No seu arrazoado, sustentava que o Comando da Casa exibia um comportamento incompatível com o regime democrático. De acordo com os queixumes do vice, a atitude do presidente da ABI ofendia a paridade entre os candidatos ao pleito eleitoral, ao contrariar o Art. 53 do Código Civil que determinava aos associados ” terem direitos iguais “. Esse muxôxo era uma falácia.
O processo contra a ABI abrigava em seu ventre algumas incongruências. Como foi possível, por exemplo, o vice obter duas tutelas, de “urgência e de tutela“, o que fere a boa prática processual, para garantir a isonomia associativa quando não havia nenhuma eleição em curso ? O advogado do vice, utilizou-se de dois institutos jurídicos que sequer se completam, mas assim mesmo teve seu pedido acolhido pela 41ª Vara Civil.

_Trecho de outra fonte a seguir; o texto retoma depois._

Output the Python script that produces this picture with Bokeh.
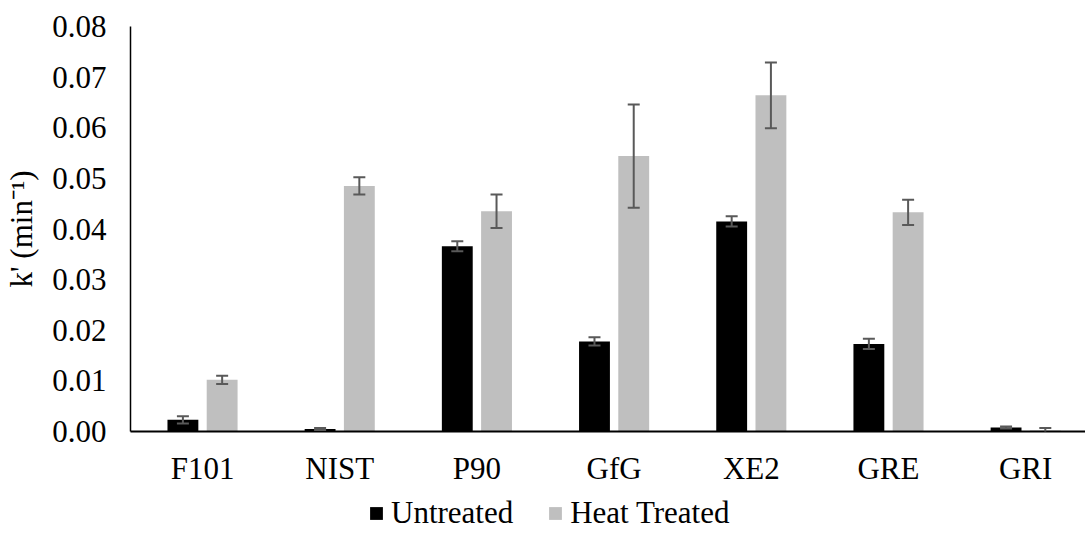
from bokeh.plotting import figure
from bokeh.layouts import column
from bokeh.models import (ColumnDataSource, Range1d, FixedTicker, NumeralTickFormatter,
                          Whisker, TeeHead, Legend, LegendItem)
from bokeh.transform import dodge
from bokeh.embed import file_html
from bokeh.resources import INLINE

# Rate constants k' (min^-1) per sample, with standard deviations
categories = ["F101", "NIST", "P90", "GfG", "XE2", "GRE", "GRI"]
untreated = [0.0023, 0.0005, 0.0366, 0.0178, 0.0415, 0.0173, 0.0008]
untreated_err = [0.0007, 0.0002, 0.0010, 0.0008, 0.0010, 0.0010, 0.0002]
heat_treated = [0.0102, 0.0485, 0.0435, 0.0544, 0.0664, 0.0433, 0.0002]
heat_treated_err = [0.0008, 0.0017, 0.0033, 0.0102, 0.0065, 0.0025, 0.0005]
y_ticks = [0.00, 0.01, 0.02, 0.03, 0.04, 0.05, 0.06, 0.07, 0.08]
series_names = ["Untreated", "Heat Treated"]
series_colors = ["#000000", "#BFBFBF"]

FONT = "Liberation Serif"
FONT_SIZE = "31px"
OFFSET = 0.143
BAR_W = 0.225

pos = list(range(len(categories)))
src = ColumnDataSource(dict(
    x=pos,
    u=untreated,
    u_lo=[v - e for v, e in zip(untreated, untreated_err)],
    u_hi=[v + e for v, e in zip(untreated, untreated_err)],
    h=heat_treated,
    h_lo=[v - e for v, e in zip(heat_treated, heat_treated_err)],
    h_hi=[v + e for v, e in zip(heat_treated, heat_treated_err)],
))

p = figure(width=1085, height=490, output_backend="svg", toolbar_location=None,
           x_range=Range1d(-0.525, 6.436), y_range=Range1d(0, 0.08),
           min_border_left=130, min_border_right=0, min_border_top=26,
           min_border_bottom=59)
p.outline_line_color = None
p.grid.visible = False
p.background_fill_color = "white"
p.border_fill_color = "white"

p.vbar(x=dodge("x", -OFFSET), top="u", width=BAR_W, source=src,
       fill_color=series_colors[0], line_color=None)
p.vbar(x=dodge("x", OFFSET), top="h", width=BAR_W, source=src,
       fill_color=series_colors[1], line_color=None)

# error bars drawn above the bars
for xcol, lo, hi in ((dodge("x", -OFFSET), "u_lo", "u_hi"), (dodge("x", OFFSET), "h_lo", "h_hi")):
    w = Whisker(base=xcol, lower=lo, upper=hi, source=src, level="annotation",
                line_color="#595959", line_width=2,
                upper_head=TeeHead(size=12, line_color="#595959", line_width=2),
                lower_head=TeeHead(size=12, line_color="#595959", line_width=2))
    p.add_layout(w)

# x axis: sample names
xa = p.xaxis[0]
xa.ticker = FixedTicker(ticks=pos)
xa.major_label_overrides = {i: c for i, c in enumerate(categories)}
xa.major_tick_line_color = None
xa.minor_tick_line_color = None
xa.major_tick_out = 0
xa.major_label_standoff = 19
xa.major_label_text_font = FONT
xa.major_label_text_font_size = FONT_SIZE
xa.major_label_text_color = "black"
xa.axis_line_color = "black"
xa.axis_line_width = 2

# y axis: rate constant
ya = p.yaxis[0]
ya.ticker = FixedTicker(ticks=y_ticks)
ya.formatter = NumeralTickFormatter(format="0.00")
ya.major_tick_line_color = None
ya.minor_tick_line_color = None
ya.major_tick_out = 0
ya.major_label_standoff = 24
ya.major_label_text_font = FONT
ya.major_label_text_font_size = FONT_SIZE
ya.major_label_text_color = "black"
ya.axis_line_color = "black"
ya.axis_line_width = 1.5
ya.axis_label = "k' (min\u207b\u00b9)"
ya.axis_label_text_font = FONT
ya.axis_label_text_font_size = FONT_SIZE
ya.axis_label_text_font_style = "normal"
ya.axis_label_text_color = "black"
ya.axis_label_standoff = 10

# legend strip under the chart (its frame lines up with the chart frame)
q = figure(width=1085, height=51, output_backend="svg", toolbar_location=None,
           x_range=Range1d(0, 1), y_range=Range1d(0, 1),
           x_axis_type=None, y_axis_type=None,
           min_border_left=0, min_border_right=0, min_border_top=0, min_border_bottom=0)
q.outline_line_color = None
q.grid.visible = False
items = []
for name, color in zip(series_names, series_colors):
    # swatch renderers kept off-screen; only their legend glyphs show
    r = q.vbar(x=[5], top=[5], bottom=[4], width=0.1, fill_color=color, line_color=None)
    items.append(LegendItem(label=name, renderers=[r]))
legend = Legend(items=items, orientation="horizontal", location=(238, 10),
                glyph_width=16, glyph_height=16, label_standoff=7, spacing=34,
                padding=0, margin=0, border_line_color=None,
                background_fill_alpha=0,
                label_text_font=FONT, label_text_font_size=FONT_SIZE,
                label_text_color="black")
q.add_layout(legend, "center")

open("out.html", "w").write(file_html(column(p, q, spacing=0), INLINE))
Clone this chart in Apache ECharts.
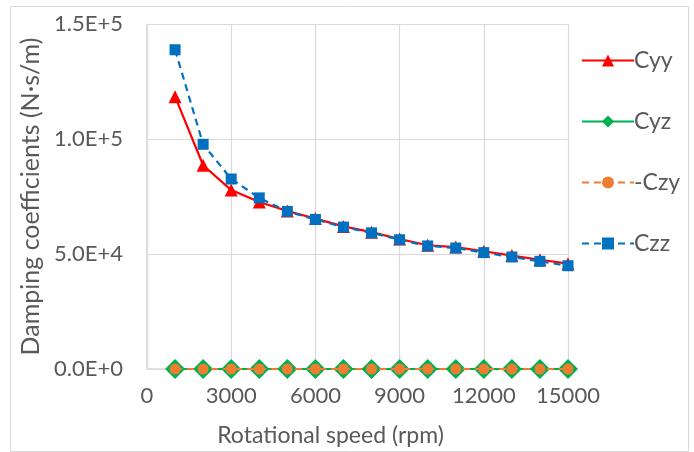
<!DOCTYPE html>
<html><head><meta charset="utf-8">
<script src="https://cdn.jsdelivr.net/npm/echarts@6/dist/echarts.min.js"></script>
<style>html,body{margin:0;padding:0;background:#fff}#c{width:694px;height:452px}</style>
</head><body><div id="c"></div>
<script>
var speeds = [1000,2000,3000,4000,5000,6000,7000,8000,9000,10000,11000,12000,13000,14000,15000];
var cyy = [118400,88600,77800,72600,68700,65400,62000,59500,56500,53800,53000,51200,49300,47500,45800];
var cyz = [0,0,0,0,0,0,0,0,0,0,0,0,0,0,0];
var czyNeg = [0,0,0,0,0,0,0,0,0,0,0,0,0,0,0];
var czz = [138800,97700,82600,74400,68500,65000,61700,59200,56200,53500,52600,50600,48700,46800,44900];
var seriesNames = ['Cyy','Cyz','-Czy','Czz'];

function pairs(arr){ return speeds.map(function(s,i){return [s,arr[i]];}); }
function sci(v){
  if (v === 0) return '0.0E+0';
  var e = Math.floor(Math.log10(v) + 1e-9);
  var m = v / Math.pow(10, e);
  return m.toFixed(1) + 'E+' + e;
}
var FONT = 'Lato';
var TXT = '#595959';
var chart = echarts.init(document.getElementById('c'), null, {renderer:'canvas'});
chart.setOption({
  animation:false,
  backgroundColor:'#fff',
  graphic:[{type:'rect', left:8, top:4, shape:{width:678, height:445}, style:{fill:'none', stroke:'#d9d9d9', lineWidth:1}, silent:true}],
  grid:{left:147, right:126, top:24, bottom:81},
  legend:{
    orient:'vertical', left:576, top:44, itemGap:38, itemWidth:52, itemHeight:15,
    textStyle:{fontFamily:FONT, fontSize:23, color:TXT, padding:[0,0,0,-5]},
    data:seriesNames
  },
  xAxis:{
    type:'value', min:0, max:15000, interval:3000,
    name:'Rotational speed (rpm)', nameLocation:'middle', nameGap:55,
    nameTextStyle:{fontFamily:FONT, fontSize:23, color:TXT, padding:[0,54,0,0]},
    axisLine:{show:true, lineStyle:{color:'#d9d9d9', width:1.5}},
    axisTick:{show:false},
    axisLabel:{fontFamily:FONT, fontSize:22, color:TXT, margin:16, formatter:function(v){return String(v);}},
    splitLine:{show:true, lineStyle:{color:'#d9d9d9', width:1.2}}
  },
  yAxis:{
    type:'value', min:0, max:150000, interval:50000,
    name:'Damping coefficients (N·s/m)', nameLocation:'middle', nameGap:104,
    nameTextStyle:{fontFamily:FONT, fontSize:25, color:TXT},
    axisLine:{show:true, lineStyle:{color:'#d9d9d9', width:1.5}},
    axisTick:{show:false},
    axisLabel:{fontFamily:FONT, fontSize:22, color:TXT, margin:24, formatter:sci},
    splitLine:{show:true, lineStyle:{color:'#d9d9d9', width:1.2}}
  },
  series:[
    {name:'Cyy', type:'line', data:pairs(cyy), symbol:'triangle', symbolSize:13,
     lineStyle:{color:'#ff0000', width:2.2}, itemStyle:{color:'#ff0000'}, z:2},
    {name:'Czz', type:'line', data:pairs(czz), symbol:'rect', symbolSize:11,
     lineStyle:{color:'#0070c0', width:2.2, type:[7,5]}, itemStyle:{color:'#0070c0'}, z:3},
    {name:'Cyz', type:'line', data:pairs(cyz), symbol:'diamond', symbolSize:20,
     lineStyle:{color:'#00b050', width:2.2}, itemStyle:{color:'#00b050'}, z:4},
    {name:'-Czy', type:'line', data:pairs(czyNeg), symbol:'circle', symbolSize:11,
     lineStyle:{color:'#ed7d31', width:2.2, type:[7,5]}, itemStyle:{color:'#ed7d31'}, z:5}
  ]
});
</script></body></html>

Na esteira dos requisitos que autorizam a concessão da tutela antecipada, o magistrado deveria avalizar a probabilidade de ter realmente acontecido o fato narrado, a obstrução dos direitos do vice, bem como a sua plausibilidade jurídica. Não foi o que aconteceu, o que acentuou ainda mais o equívoco da decisão judicial. A juíza não percebeu que não existia nenhuma campanha eleitoral em andamento. Sequer havia sido formada a Comissão Eleitoral e publicado o Edital de Convocação das Eleições, como rezam os Artigos 5º, 6º, 7º, 19º e 20º do Regulamento Eleitoral.
Como não existiam chapas homologadas pela Comissão Eleitoral não havia, portanto, direitos ofendidos. O único arremedo de chapa que se encontrava em campanha, antecipando-se aos prazos do regramento da ABI era a do vice, que se tem reunido regularmente com seus seguidores em dependências da própria Entidade.
A concessão precoce da listagem do corpo social ao vice, por decisão judicial, se insurge contra o Regulamento Eleitoral e ao próprio Estatuto da Casa, que se encontram em vigor há 15 anos. Não podia o vice oferecer também restrições ao texto do RE, depois de se ter beneficiado das suas regras, nas duas últimas eleições. É também inaceitável que ele tenha condenado intempestivamente os diplomas que regem as eleições da instituição desde 2004.
O pacote de vontades do vice, além de rasgar os principais documentos da Entidade com anuência do Judiciário, o que jamais aconteceu em seus 110 anos de existência, ainda atropela, despreza e ignora a soberania do Conselho Deliberativo da ABI. Ofende também o jornalista Luís Carlos Azêdo, presidente do CD, ao se referir a ele desrespeitosamente como “engavetador” .
A decisão de 1ª instância, na contramão do que recomenda a boa prática do Direito, deixou-se contaminar pelas volições do vice, ansioso em deflagrar o processo eleitoral antes do prazo legal, proclamando-se publicamente como porta-voz da oposição. Nada justifica que sejam afrontados os valores e princípios que sempre nortearam uma instituição democrática como a ABI, cuja história se confunde com a do próprio País.
O relator do agravo deixou-se igualmente viciar pelo entendimento inconsistente da 41ª Vara Cível. A sua decisão aprimorou ainda mais o despacho equivocado de primeira instância, esquecendo-se de que o processo eleitoral sequer havia começado. Sua Excelência faz uma interpretação ainda mais enevoada do Art. 55 do Código Civil que prega a igualdade entre as partes. Justamente em prestígio a esse artigo, entre outros, que jamais poderia-se ignorar o texto do Regulamento Eleitoral, que põe todos em condições paritárias, valorizando o associado que a duras penas paga a mensalidade associativa.
O presidente da ABI em nenhum momento defendeu a desigualdade entre os associados, apenas exigiu que fossem respeitadas e cumpridas as normas em vigor desde 2004. Regras que foram violadas pelo vice em seu próprio beneficio, ao solicitar que a justiça obrigasse a ABI a fornecer a listagem dos associados, antes de iniciado o prazo legal para a campanha eleitoral. A decisão atrapalhada do judiciário encontra-se atualmente subjudice, após o pedido de agravo interno impetrado pela ABI. Mesmo diante desse recurso, o estrago maior já está feito, como se a toga funcionasse também como capuz.